**TASK OBJECTIVE:** Report, word for word, every line of the material that contains "this".

(Figure scripts)
※ ※ ※

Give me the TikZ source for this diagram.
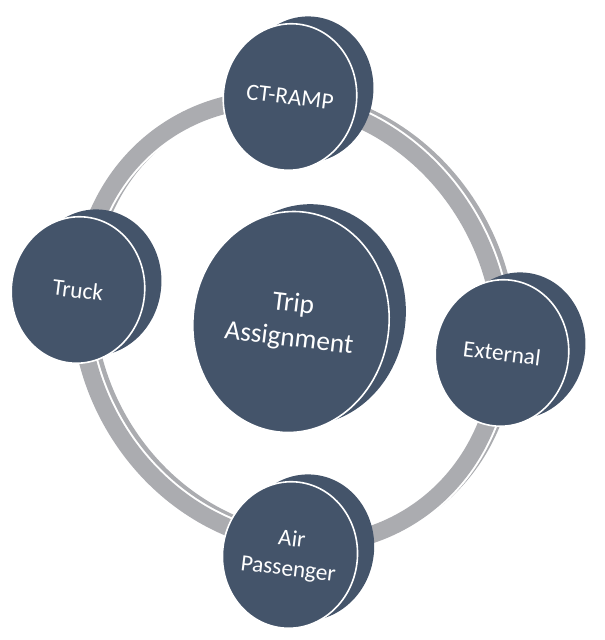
\documentclass[tikz,border=0pt]{standalone}
\usepackage{fontspec}
\setmainfont{Carlito}
\usetikzlibrary{shapes.geometric,shadows,backgrounds}

\definecolor{slate}{HTML}{44546A}
\definecolor{ringgray}{HTML}{ABACB0}

\begin{document}
\begin{tikzpicture}[
  x=0.75pt, y=0.75pt,
  disc/.style={ellipse, fill=slate, draw=white, line width=1.2pt, inner sep=0pt,
    minimum width=100pt, minimum height=110pt, rotate=-7, text=white, align=center,
    font=\fontsize{17.5}{22.5}\selectfont,
    general shadow={fill=slate, shadow xshift=12.5pt, shadow yshift=5.5pt}},
  hub/.style={disc, minimum width=147pt, minimum height=166pt,
    font=\fontsize{20.5}{26}\selectfont},
  band/.style={line width=13pt, ringgray},
  ring/.style={x radius=228, y radius=205}
]
\useasboundingbox (0,0) rectangle (605,640);

\node[disc] (ctramp) at (290,543) {CT-RAMP};
\node[disc] (truck) at (78,350) {Truck};
\node[disc] (external) at (502,287) {External};
\node[disc] (air) at (290,85) {Air\\Passenger};
\node[hub] (trip) at (291,318) {Trip\\Assignment};

% ring behind the discs
\begin{scope}[on background layer, rotate=120]
  \draw[band, transform canvas={shift={(6,3)}}] (trip.center) ellipse [ring];
  \draw[line width=16pt, white] (trip.center) ellipse [ring];
  \draw[band] (trip.center) ellipse [ring];
\end{scope}
\end{tikzpicture}
\end{document}
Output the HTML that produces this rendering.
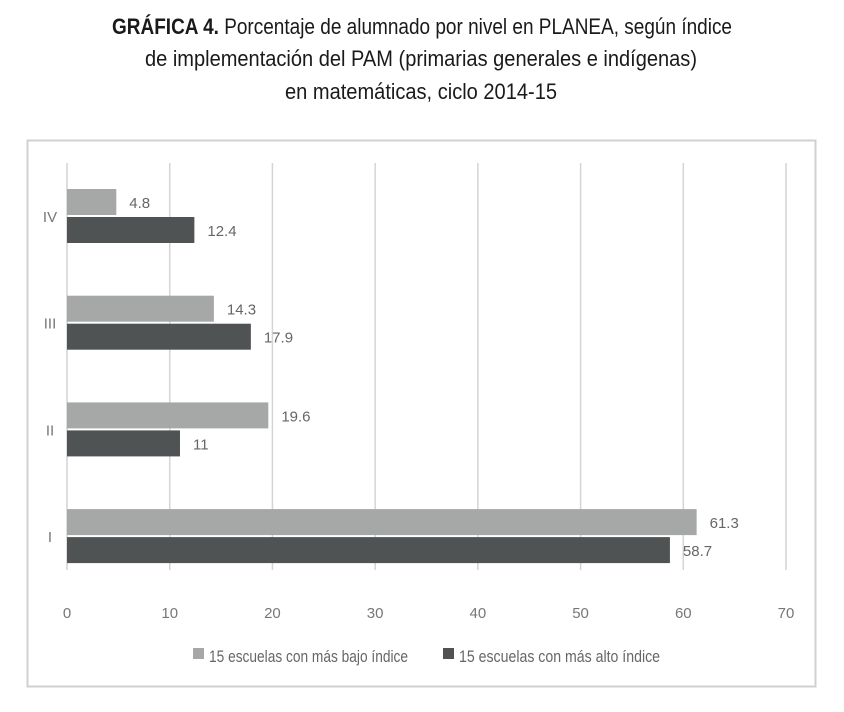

※ ※ ※

**COMPLETE OUTPUT:**
Give me the TikZ source for this diagram.
Output the HTML that produces this rendering.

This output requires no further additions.